Et le type lui répond "Pour Yasser Arafat." Rushdie
avait alors éclaté de rire car la situation était ridicule. On avait aussi
accusé sa femme d'être un assassin potentiel, en lui disant : "si je
voulais vous assassiner, c'est exactement elle que j'enverrais. Elle peut
avoir caché une fourchette et vous la planter dans la nuque, et moi je perdrai
mon boulot."

Joseph Anton , c'est le nom qu'il avait dû
prendre en captivité en hommage au Tchekhov (Anton) de La Cerisaie, un héros assailli
par la brutalité du monde nouveau, et Tchekhov s'appelait Anton; et à un autre
écrivain, Joseph Conrad, parce que dans l'un de ses livres, le Nègre du
Narcisse le héros dit "Je dois vivre jusqu'à ce que je meure, n'est-ce
pas ?".

Dans ce livre, Rushdie parle de lui à la troisième personne. Pendant
des années, il ne voulait pas écrire sur ses années terribles, retourner dans
la pièce noire, comme il dit, mais il a tenu un journal et amassé des archives.

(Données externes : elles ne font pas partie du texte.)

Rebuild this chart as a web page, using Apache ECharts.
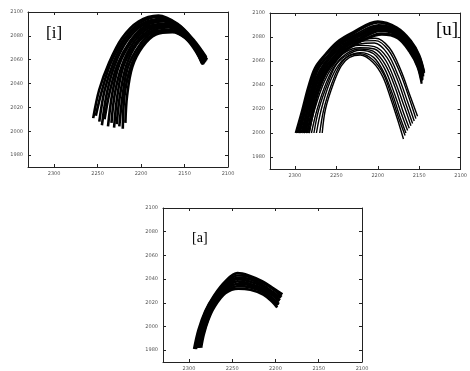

Et au bout de 4 ans il s'est retrouvé avec toute sa vie mise en fiches. Il s'est donc dit qu'il pouvait
écrire. Mais pas à la première   personne, car il voulait être
objectif, se regarder lucidement, et la troisième  personne permet ce pas de
côté par rapport à lui même.

Rushdie n'est pas son vrai nom et il l'a découvert très
tard. Rushdie est le nom qu'avait pris son père qui vivait donc en Inde, "un homme sans Dieu mais fasciné par la naissance de l'Islam" . Un
père qui s'était choisi ce nom en hommage à Ibn Rushd, philosophe hispano-arabe
de Cordoue, qui fut en son temps l'un des tenants d'un Islam rationaliste
contre ceux de l'Islam littéral. Le père de Rushdie avait transmis à ses
enfants sa passion pour l'Islam, mais aussi une liberté presque totale vis-à-vis
de la religion et un scepticisme à toute épreuve. Quand la bataille a commencé Salman
Rushdie s'est donc dit qu'il avait effectivement le nom qui convenait. Son père voulait réécrire le Coran parce qu'il trouvait qu'il y avait une
certaine confusion dans la construction. 

Et c'est ce qui fait de ce livre un témoignage hallucinant qui
se lit comme un thriller ou l'on croise U2, les services secrets et John le carré. C'est aussi une magnifique réflexion sur l'Islam.